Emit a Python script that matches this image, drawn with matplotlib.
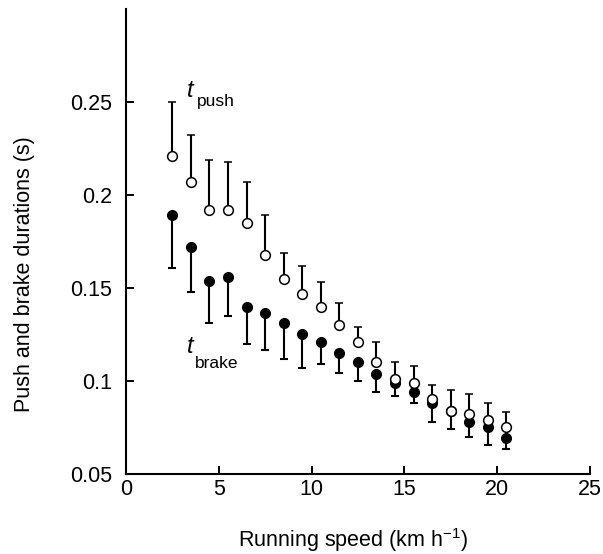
import matplotlib
matplotlib.use("Agg")
import matplotlib.pyplot as plt

plt.rcParams["font.family"] = ["Liberation Sans", "DejaVu Sans"]

# running speed (km/h)
speed = [2.5, 3.5, 4.5, 5.5, 6.5, 7.5, 8.5, 9.5, 10.5, 11.5,
         12.5, 13.5, 14.5, 15.5, 16.5, 17.5, 18.5, 19.5, 20.5]

# push duration (open circles) and upper error
t_push = [0.221, 0.207, 0.192, 0.192, 0.185, 0.168, 0.155, 0.147, 0.140, 0.130,
          0.121, 0.110, 0.101, 0.099, 0.0905, 0.084, 0.0825, 0.079, 0.075]
push_err = [0.029, 0.025, 0.027, 0.026, 0.022, 0.021, 0.014, 0.015, 0.013, 0.012,
            0.008, 0.011, 0.009, 0.009, 0.0075, 0.011, 0.0105, 0.009, 0.0085]

# brake duration (filled circles) and lower error
t_brake = [0.189, 0.172, 0.154, 0.156, 0.140, 0.1365, 0.131, 0.125, 0.121, 0.115,
           0.110, 0.1035, 0.099, 0.094, 0.088, 0.084, 0.078, 0.075, 0.0695]
brake_err = [0.028, 0.024, 0.023, 0.021, 0.020, 0.020, 0.019, 0.018, 0.012, 0.0105,
             0.010, 0.0095, 0.007, 0.006, 0.010, 0.010, 0.008, 0.0093, 0.006]

fig = plt.figure(figsize=(6.03, 5.54), dpi=100)
ax = fig.add_axes([0.209, 0.1444, 0.769, 0.8394])

zeros = [0] * len(speed)
ax.errorbar(speed, t_brake, yerr=[brake_err, zeros], fmt="o", color="black",
            mfc="black", mec="black", ms=7, elinewidth=1.5, capsize=3,
            capthick=1.5, zorder=2)
ax.errorbar(speed, t_push, yerr=[zeros, push_err], fmt="o", color="black",
            mfc="white", mec="black", mew=1.1, ms=7, elinewidth=1.5,
            capsize=3, capthick=1.5, zorder=3)

# curve labels
ax.text(3.3, 0.2527, "t", fontsize=17, style="italic", ha="left", va="baseline")
ax.text(3.83, 0.2478, "push", fontsize=12.5, ha="left", va="baseline")
ax.text(3.3, 0.115, "t", fontsize=17, style="italic", ha="left", va="baseline")
ax.text(3.72, 0.107, "brake", fontsize=12.5, ha="left", va="baseline")

ax.set_xlim(0, 25)
ax.set_ylim(0.05, 0.3)
ax.set_xticks([0, 5, 10, 15, 20, 25])
ax.set_xticklabels(["0", "5", "10", "15", "20", "25"])
ax.set_yticks([0.05, 0.1, 0.15, 0.2, 0.25])
ax.set_yticklabels(["0.05", "0.1", "0.15", "0.2", "0.25"])

for side in ("top", "right"):
    ax.spines[side].set_visible(False)
for side in ("left", "bottom"):
    ax.spines[side].set_linewidth(1.5)

ax.tick_params(axis="both", direction="in", length=6, width=1.4, labelsize=15.5)
ax.tick_params(axis="y", pad=10)
ax.tick_params(axis="x", pad=3.5)

fig.text(353 / 603, 1 - 540 / 554, r"Running speed (km h$^{\mathregular{-1}}$)",
         fontsize=15.5, ha="center", va="center")
fig.text(25 / 603, 1 - 274 / 554, "Push and brake durations (s)",
         fontsize=15.5, rotation=90, ha="center", va="center")

fig.savefig("out.png", dpi=100)
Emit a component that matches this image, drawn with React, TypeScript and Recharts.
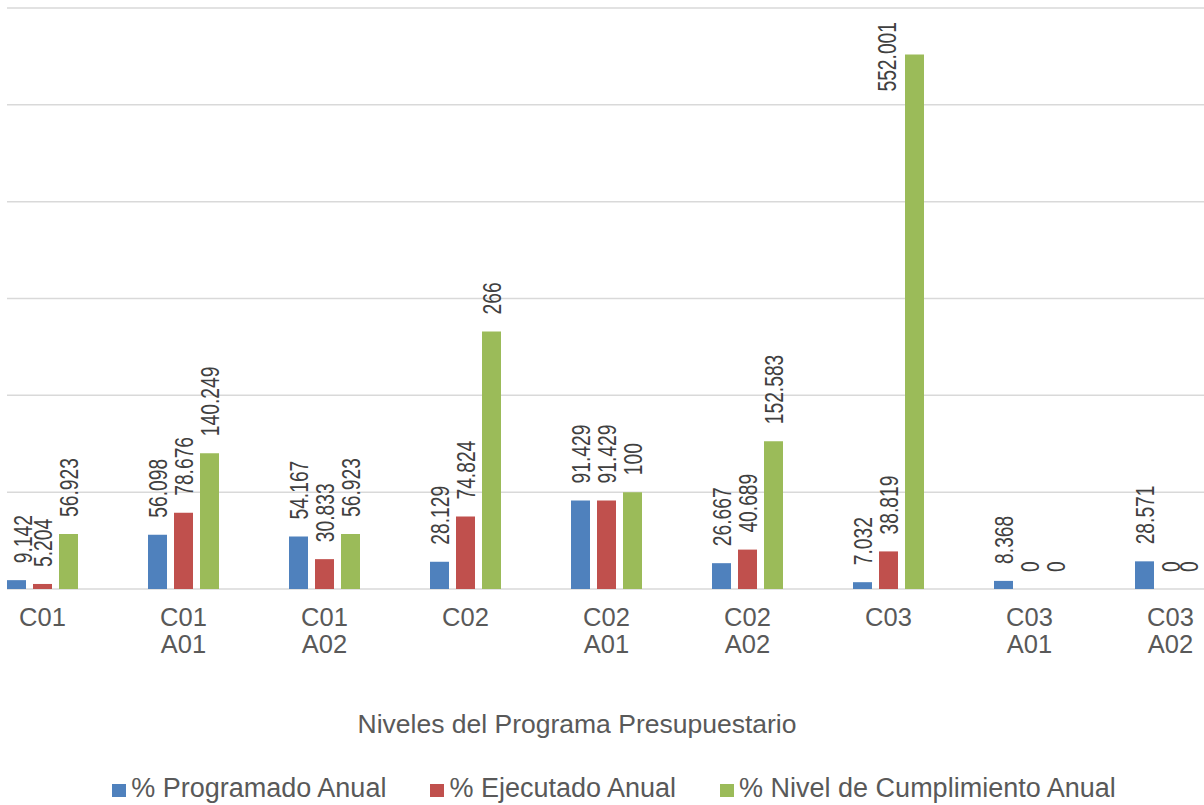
import React from "react";
import { BarChart, Bar, XAxis, YAxis, CartesianGrid, Legend, LabelList } from "recharts";

const categories = ["C01", "C01 A01", "C01 A02", "C02", "C02 A01", "C02 A02", "C03", "C03 A01", "C03 A02"];
const programado = [9.142, 56.098, 54.167, 28.129, 91.429, 26.667, 7.032, 8.368, 28.571];
const ejecutado = [5.204, 78.676, 30.833, 74.824, 91.429, 40.689, 38.819, 0, 0];
const cumplimiento = [56.923, 140.249, 56.923, 266, 100, 152.583, 552.001, 0, 0];
const yTicks = [0, 100, 200, 300, 400, 500, 600];
const seriesNames = ["% Programado Anual", "% Ejecutado Anual", "% Nivel de Cumplimiento Anual"];
const seriesColors = ["#4F81BD", "#C0504D", "#9BBB59"];
const axisTitle = "Niveles del Programa Presupuestario";

const data = categories.map((c, i) => ({
  name: c,
  programado: programado[i],
  ejecutado: ejecutado[i],
  cumplimiento: cumplimiento[i],
}));

const FONT = '"Liberation Sans", Arial, sans-serif';
const LABEL_SIZE = 25;
const LABEL_SQUEEZE = 0.77;

// rough text length, used only to keep labels inside the chart
const textLen = (s: string) => {
  let w = 0;
  for (const ch of s) w += ch === "." ? 0.278 : 0.556;
  return w * LABEL_SIZE * LABEL_SQUEEZE;
};

// rotated labels above each bar, a bit condensed like the original
const ValueLabel = (props: any) => {
  const { x, y, width, value } = props;
  const s = String(value);
  let cx = Math.max(Math.min(Number(x) + Number(width) / 2, 1217), 50.5);
  let by = Number(y) - 17;
  let anchor = "start";
  if (by - textLen(s) < 20) {
    // no room above: pin to the top and move beside the bar
    by = 22;
    anchor = "end";
    cx = Number(x) - 18.5;
  }
  return (
    <text
      transform={`translate(${cx + 9},${by}) rotate(-90) scale(${LABEL_SQUEEZE},1)`}
      textAnchor={anchor}
      fontSize={LABEL_SIZE}
      fontFamily={FONT}
      fill="#404040"
    >
      {s}
    </text>
  );
};

const CategoryTick = (props: any) => {
  const { x, y, payload } = props;
  const lines = String(payload.value).split(" ");
  return (
    <g transform={`translate(${x},${y})`}>
      {lines.map((l, i) => (
        <text key={i} x={0} y={37 + i * 27} textAnchor="middle" fontSize={25.5} fontFamily={FONT} fill="#595959">
          {l}
        </text>
      ))}
    </g>
  );
};

const AxisTitle = (props: any) => {
  const vb = props.viewBox || {};
  return (
    <text
      x={vb.x + vb.width / 2 - 29.5}
      y={vb.y + 144}
      textAnchor="middle"
      fontSize={26.5}
      fontFamily={FONT}
      fill="#595959"
    >
      {axisTitle}
    </text>
  );
};

const LegendBox = () => (
  <div
    style={{
      position: "relative",
      top: -1,
      height: 40,
      display: "flex",
      justifyContent: "center",
      alignItems: "flex-end",
      gap: 44,
      paddingLeft: 15,
      boxSizing: "border-box",
      fontFamily: FONT,
      fontSize: 27,
      color: "#595959",
    }}
  >
    {seriesNames.map((n, i) => (
      <div key={n} style={{ display: "flex", alignItems: "baseline" }}>
        <span style={{ display: "inline-block", width: 14, height: 13, background: seriesColors[i], marginRight: 5 }} />
        <span>{n}</span>
      </div>
    ))}
  </div>
);

export default function App() {
  return (
    <div style={{ position: "absolute", left: 0, top: 0, width: 1204, height: 805, background: "#fff", overflow: "hidden", fontFamily: FONT }}>
      <div style={{ position: "absolute", left: 7, top: 0, width: 1197, height: 805, overflow: "hidden" }}>
        <div style={{ position: "absolute", left: -35, top: 0 }}>
          <BarChart width={1269} height={805} data={data} margin={{ top: 8, right: 0, bottom: 0, left: 0 }} barGap={7} barSize={19}>
            <CartesianGrid vertical={false} stroke="#d9d9d9" strokeWidth={1.5} />
            <YAxis hide domain={[0, 600]} ticks={yTicks} />
            <XAxis
              dataKey="name"
              height={176}
              axisLine={false}
              tickLine={false}
              tickSize={0}
              tickMargin={0}
              interval={0}
              tick={<CategoryTick />}
              label={<AxisTitle />}
            />
            <Legend verticalAlign="bottom" content={<LegendBox />} />
            <Bar dataKey="programado" name={seriesNames[0]} fill={seriesColors[0]} minPointSize={0.01} isAnimationActive={false}>
              <LabelList dataKey="programado" content={<ValueLabel />} />
            </Bar>
            <Bar dataKey="ejecutado" name={seriesNames[1]} fill={seriesColors[1]} minPointSize={0.01} isAnimationActive={false}>
              <LabelList dataKey="ejecutado" content={<ValueLabel />} />
            </Bar>
            <Bar dataKey="cumplimiento" name={seriesNames[2]} fill={seriesColors[2]} minPointSize={0.01} isAnimationActive={false}>
              <LabelList dataKey="cumplimiento" content={<ValueLabel />} />
            </Bar>
          </BarChart>
        </div>
      </div>
    </div>
  );
}
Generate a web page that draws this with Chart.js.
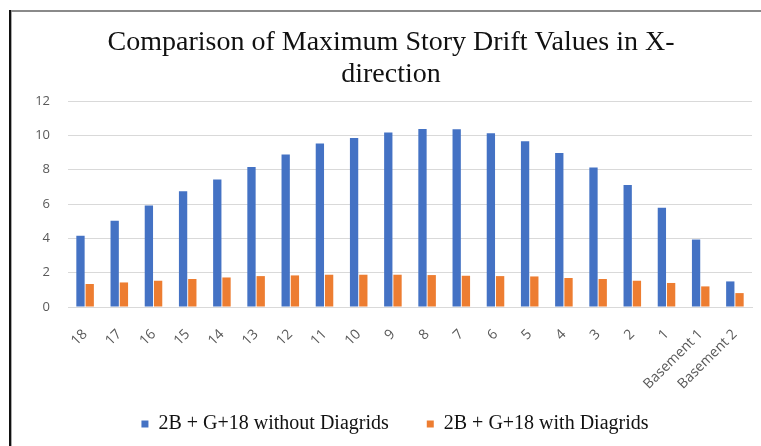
=-=-=
Repeat the listing above from its first line through the line that contains "ax = fig.add_axes([0.209, 0.1444, 0.769, 0.8394])", both included, and nothing more. Drop the pictures.

Emit a Python script that matches this image, drawn with matplotlib.
import matplotlib
matplotlib.use("Agg")
import matplotlib.pyplot as plt

plt.rcParams["font.family"] = ["Liberation Sans", "DejaVu Sans"]

# running speed (km/h)
speed = [2.5, 3.5, 4.5, 5.5, 6.5, 7.5, 8.5, 9.5, 10.5, 11.5,
         12.5, 13.5, 14.5, 15.5, 16.5, 17.5, 18.5, 19.5, 20.5]

# push duration (open circles) and upper error
t_push = [0.221, 0.207, 0.192, 0.192, 0.185, 0.168, 0.155, 0.147, 0.140, 0.130,
          0.121, 0.110, 0.101, 0.099, 0.0905, 0.084, 0.0825, 0.079, 0.075]
push_err = [0.029, 0.025, 0.027, 0.026, 0.022, 0.021, 0.014, 0.015, 0.013, 0.012,
            0.008, 0.011, 0.009, 0.009, 0.0075, 0.011, 0.0105, 0.009, 0.0085]

# brake duration (filled circles) and lower error
t_brake = [0.189, 0.172, 0.154, 0.156, 0.140, 0.1365, 0.131, 0.125, 0.121, 0.115,
           0.110, 0.1035, 0.099, 0.094, 0.088, 0.084, 0.078, 0.075, 0.0695]
brake_err = [0.028, 0.024, 0.023, 0.021, 0.020, 0.020, 0.019, 0.018, 0.012, 0.0105,
             0.010, 0.0095, 0.007, 0.006, 0.010, 0.010, 0.008, 0.0093, 0.006]

fig = plt.figure(figsize=(6.03, 5.54), dpi=100)
ax = fig.add_axes([0.209, 0.1444, 0.769, 0.8394])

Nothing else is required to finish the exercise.